#### [Exercise details]
Write the listing below out again exactly, dropping the images.

#### [Data]

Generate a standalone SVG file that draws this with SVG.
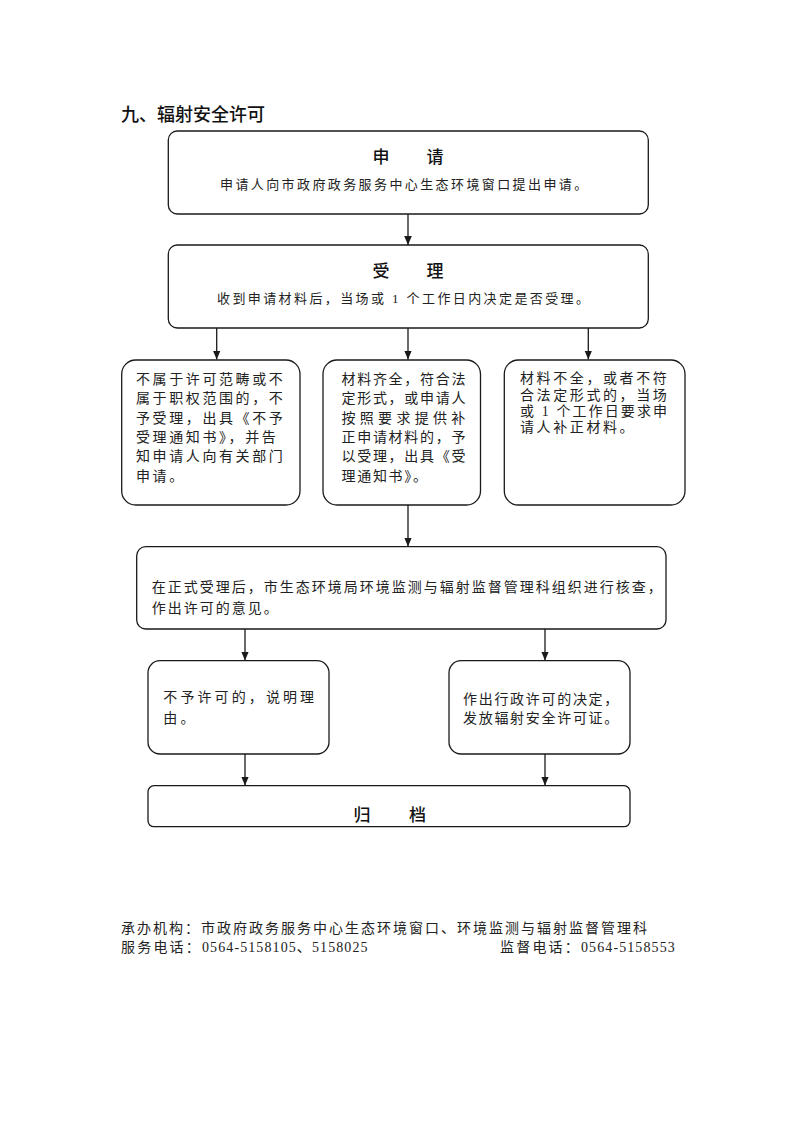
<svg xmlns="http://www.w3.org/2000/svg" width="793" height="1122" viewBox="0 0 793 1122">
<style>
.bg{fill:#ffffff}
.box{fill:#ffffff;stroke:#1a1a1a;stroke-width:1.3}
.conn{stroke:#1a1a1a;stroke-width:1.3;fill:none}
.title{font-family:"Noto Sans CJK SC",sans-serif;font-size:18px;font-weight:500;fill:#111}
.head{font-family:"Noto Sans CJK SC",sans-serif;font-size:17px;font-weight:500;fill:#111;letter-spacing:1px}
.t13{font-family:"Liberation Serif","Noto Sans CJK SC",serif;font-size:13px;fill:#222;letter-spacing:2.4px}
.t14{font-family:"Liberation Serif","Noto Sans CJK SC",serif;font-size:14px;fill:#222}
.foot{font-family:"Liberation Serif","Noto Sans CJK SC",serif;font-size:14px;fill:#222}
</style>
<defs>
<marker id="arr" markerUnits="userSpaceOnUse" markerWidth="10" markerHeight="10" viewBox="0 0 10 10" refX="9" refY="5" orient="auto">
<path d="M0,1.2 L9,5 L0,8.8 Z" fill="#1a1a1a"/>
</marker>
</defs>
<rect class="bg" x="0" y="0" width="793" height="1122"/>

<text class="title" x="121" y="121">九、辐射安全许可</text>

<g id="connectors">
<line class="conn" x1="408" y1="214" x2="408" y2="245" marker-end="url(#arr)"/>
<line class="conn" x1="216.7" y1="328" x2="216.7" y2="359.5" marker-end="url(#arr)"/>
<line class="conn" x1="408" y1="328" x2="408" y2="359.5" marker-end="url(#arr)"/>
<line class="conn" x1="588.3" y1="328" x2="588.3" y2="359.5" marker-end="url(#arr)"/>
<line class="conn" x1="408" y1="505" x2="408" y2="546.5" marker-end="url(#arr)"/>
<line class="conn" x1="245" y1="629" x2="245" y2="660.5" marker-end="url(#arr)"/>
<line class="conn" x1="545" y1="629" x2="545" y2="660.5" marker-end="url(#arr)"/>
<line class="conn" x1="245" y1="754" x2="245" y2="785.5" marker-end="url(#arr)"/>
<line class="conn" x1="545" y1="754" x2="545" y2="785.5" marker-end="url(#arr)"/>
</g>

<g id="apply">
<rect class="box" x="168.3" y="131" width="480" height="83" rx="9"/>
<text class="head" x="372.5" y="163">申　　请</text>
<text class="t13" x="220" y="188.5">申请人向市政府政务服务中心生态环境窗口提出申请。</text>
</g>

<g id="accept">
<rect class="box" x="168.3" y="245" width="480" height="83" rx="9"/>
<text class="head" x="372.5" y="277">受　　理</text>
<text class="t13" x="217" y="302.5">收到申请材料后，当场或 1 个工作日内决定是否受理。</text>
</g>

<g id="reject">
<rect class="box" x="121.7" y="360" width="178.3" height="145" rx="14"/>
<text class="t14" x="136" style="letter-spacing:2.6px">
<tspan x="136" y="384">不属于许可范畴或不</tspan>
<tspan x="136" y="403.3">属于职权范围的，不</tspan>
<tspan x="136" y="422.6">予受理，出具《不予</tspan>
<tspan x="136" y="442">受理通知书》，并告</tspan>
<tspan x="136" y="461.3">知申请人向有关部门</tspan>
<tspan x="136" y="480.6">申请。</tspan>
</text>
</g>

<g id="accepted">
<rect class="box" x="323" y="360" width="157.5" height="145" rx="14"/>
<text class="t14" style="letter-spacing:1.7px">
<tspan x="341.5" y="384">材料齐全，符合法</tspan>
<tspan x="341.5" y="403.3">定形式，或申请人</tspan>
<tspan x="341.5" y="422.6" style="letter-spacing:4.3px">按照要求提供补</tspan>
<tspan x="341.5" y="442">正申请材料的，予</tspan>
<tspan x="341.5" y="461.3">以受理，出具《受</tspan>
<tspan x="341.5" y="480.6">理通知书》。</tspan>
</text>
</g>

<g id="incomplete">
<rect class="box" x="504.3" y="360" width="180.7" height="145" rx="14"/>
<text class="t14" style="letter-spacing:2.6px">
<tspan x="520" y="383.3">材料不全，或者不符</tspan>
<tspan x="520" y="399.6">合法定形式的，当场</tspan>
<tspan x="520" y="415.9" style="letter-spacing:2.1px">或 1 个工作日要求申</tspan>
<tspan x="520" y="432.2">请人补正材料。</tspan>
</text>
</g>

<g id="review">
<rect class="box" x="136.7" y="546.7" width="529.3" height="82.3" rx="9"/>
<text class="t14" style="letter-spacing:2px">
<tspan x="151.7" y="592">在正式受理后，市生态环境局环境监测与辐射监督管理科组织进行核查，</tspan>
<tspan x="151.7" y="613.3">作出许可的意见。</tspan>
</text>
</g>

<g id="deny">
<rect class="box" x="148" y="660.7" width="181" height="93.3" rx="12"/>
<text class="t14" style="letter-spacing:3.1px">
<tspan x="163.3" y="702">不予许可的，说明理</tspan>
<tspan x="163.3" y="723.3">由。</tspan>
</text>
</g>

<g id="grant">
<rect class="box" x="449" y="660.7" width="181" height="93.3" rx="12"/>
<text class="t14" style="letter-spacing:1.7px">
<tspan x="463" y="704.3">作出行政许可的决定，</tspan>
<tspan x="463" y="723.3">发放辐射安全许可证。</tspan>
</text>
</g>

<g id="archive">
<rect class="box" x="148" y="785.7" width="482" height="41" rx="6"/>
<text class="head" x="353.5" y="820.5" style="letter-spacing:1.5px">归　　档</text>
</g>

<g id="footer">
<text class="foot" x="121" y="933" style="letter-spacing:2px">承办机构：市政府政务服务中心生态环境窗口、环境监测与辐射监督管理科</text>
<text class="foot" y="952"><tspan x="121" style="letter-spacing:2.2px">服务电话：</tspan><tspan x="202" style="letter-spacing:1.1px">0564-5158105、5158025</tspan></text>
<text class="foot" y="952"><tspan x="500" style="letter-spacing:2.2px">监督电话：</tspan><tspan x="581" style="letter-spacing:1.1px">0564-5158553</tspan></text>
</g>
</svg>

#### [Answer to this task]
Generate a standalone SVG file that draws this with SVG.
<svg xmlns="http://www.w3.org/2000/svg" width="793" height="1122" viewBox="0 0 793 1122">
<style>
.bg{fill:#ffffff}
.box{fill:#ffffff;stroke:#1a1a1a;stroke-width:1.3}
.conn{stroke:#1a1a1a;stroke-width:1.3;fill:none}
.title{font-family:"Noto Sans CJK SC",sans-serif;font-size:18px;font-weight:500;fill:#111}
.head{font-family:"Noto Sans CJK SC",sans-serif;font-size:17px;font-weight:500;fill:#111;letter-spacing:1px}
.t13{font-family:"Liberation Serif","Noto Sans CJK SC",serif;font-size:13px;fill:#222;letter-spacing:2.4px}
.t14{font-family:"Liberation Serif","Noto Sans CJK SC",serif;font-size:14px;fill:#222}
.foot{font-family:"Liberation Serif","Noto Sans CJK SC",serif;font-size:14px;fill:#222}
</style>
<defs>
<marker id="arr" markerUnits="userSpaceOnUse" markerWidth="10" markerHeight="10" viewBox="0 0 10 10" refX="9" refY="5" orient="auto">
<path d="M0,1.2 L9,5 L0,8.8 Z" fill="#1a1a1a"/>
</marker>
</defs>
<rect class="bg" x="0" y="0" width="793" height="1122"/>

<text class="title" x="121" y="121">九、辐射安全许可</text>

<g id="connectors">
<line class="conn" x1="408" y1="214" x2="408" y2="245" marker-end="url(#arr)"/>
<line class="conn" x1="216.7" y1="328" x2="216.7" y2="359.5" marker-end="url(#arr)"/>
<line class="conn" x1="408" y1="328" x2="408" y2="359.5" marker-end="url(#arr)"/>
<line class="conn" x1="588.3" y1="328" x2="588.3" y2="359.5" marker-end="url(#arr)"/>
<line class="conn" x1="408" y1="505" x2="408" y2="546.5" marker-end="url(#arr)"/>
<line class="conn" x1="245" y1="629" x2="245" y2="660.5" marker-end="url(#arr)"/>
<line class="conn" x1="545" y1="629" x2="545" y2="660.5" marker-end="url(#arr)"/>
<line class="conn" x1="245" y1="754" x2="245" y2="785.5" marker-end="url(#arr)"/>
<line class="conn" x1="545" y1="754" x2="545" y2="785.5" marker-end="url(#arr)"/>
</g>

<g id="apply">
<rect class="box" x="168.3" y="131" width="480" height="83" rx="9"/>
<text class="head" x="372.5" y="163">申　　请</text>
<text class="t13" x="220" y="188.5">申请人向市政府政务服务中心生态环境窗口提出申请。</text>
</g>

<g id="accept">
<rect class="box" x="168.3" y="245" width="480" height="83" rx="9"/>
<text class="head" x="372.5" y="277">受　　理</text>
<text class="t13" x="217" y="302.5">收到申请材料后，当场或 1 个工作日内决定是否受理。</text>
</g>

<g id="reject">
<rect class="box" x="121.7" y="360" width="178.3" height="145" rx="14"/>
<text class="t14" x="136" style="letter-spacing:2.6px">
<tspan x="136" y="384">不属于许可范畴或不</tspan>
<tspan x="136" y="403.3">属于职权范围的，不</tspan>
<tspan x="136" y="422.6">予受理，出具《不予</tspan>
<tspan x="136" y="442">受理通知书》，并告</tspan>
<tspan x="136" y="461.3">知申请人向有关部门</tspan>
<tspan x="136" y="480.6">申请。</tspan>
</text>
</g>

<g id="accepted">
<rect class="box" x="323" y="360" width="157.5" height="145" rx="14"/>
<text class="t14" style="letter-spacing:1.7px">
<tspan x="341.5" y="384">材料齐全，符合法</tspan>
<tspan x="341.5" y="403.3">定形式，或申请人</tspan>
<tspan x="341.5" y="422.6" style="letter-spacing:4.3px">按照要求提供补</tspan>
<tspan x="341.5" y="442">正申请材料的，予</tspan>
<tspan x="341.5" y="461.3">以受理，出具《受</tspan>
<tspan x="341.5" y="480.6">理通知书》。</tspan>
</text>
</g>

<g id="incomplete">
<rect class="box" x="504.3" y="360" width="180.7" height="145" rx="14"/>
<text class="t14" style="letter-spacing:2.6px">
<tspan x="520" y="383.3">材料不全，或者不符</tspan>
<tspan x="520" y="399.6">合法定形式的，当场</tspan>
<tspan x="520" y="415.9" style="letter-spacing:2.1px">或 1 个工作日要求申</tspan>
<tspan x="520" y="432.2">请人补正材料。</tspan>
</text>
</g>

<g id="review">
<rect class="box" x="136.7" y="546.7" width="529.3" height="82.3" rx="9"/>
<text class="t14" style="letter-spacing:2px">
<tspan x="151.7" y="592">在正式受理后，市生态环境局环境监测与辐射监督管理科组织进行核查，</tspan>
<tspan x="151.7" y="613.3">作出许可的意见。</tspan>
</text>
</g>

<g id="deny">
<rect class="box" x="148" y="660.7" width="181" height="93.3" rx="12"/>
<text class="t14" style="letter-spacing:3.1px">
<tspan x="163.3" y="702">不予许可的，说明理</tspan>
<tspan x="163.3" y="723.3">由。</tspan>
</text>
</g>

<g id="grant">
<rect class="box" x="449" y="660.7" width="181" height="93.3" rx="12"/>
<text class="t14" style="letter-spacing:1.7px">
<tspan x="463" y="704.3">作出行政许可的决定，</tspan>
<tspan x="463" y="723.3">发放辐射安全许可证。</tspan>
</text>
</g>

<g id="archive">
<rect class="box" x="148" y="785.7" width="482" height="41" rx="6"/>
<text class="head" x="353.5" y="820.5" style="letter-spacing:1.5px">归　　档</text>
</g>

<g id="footer">
<text class="foot" x="121" y="933" style="letter-spacing:2px">承办机构：市政府政务服务中心生态环境窗口、环境监测与辐射监督管理科</text>
<text class="foot" y="952"><tspan x="121" style="letter-spacing:2.2px">服务电话：</tspan><tspan x="202" style="letter-spacing:1.1px">0564-5158105、5158025</tspan></text>
<text class="foot" y="952"><tspan x="500" style="letter-spacing:2.2px">监督电话：</tspan><tspan x="581" style="letter-spacing:1.1px">0564-5158553</tspan></text>
</g>
</svg>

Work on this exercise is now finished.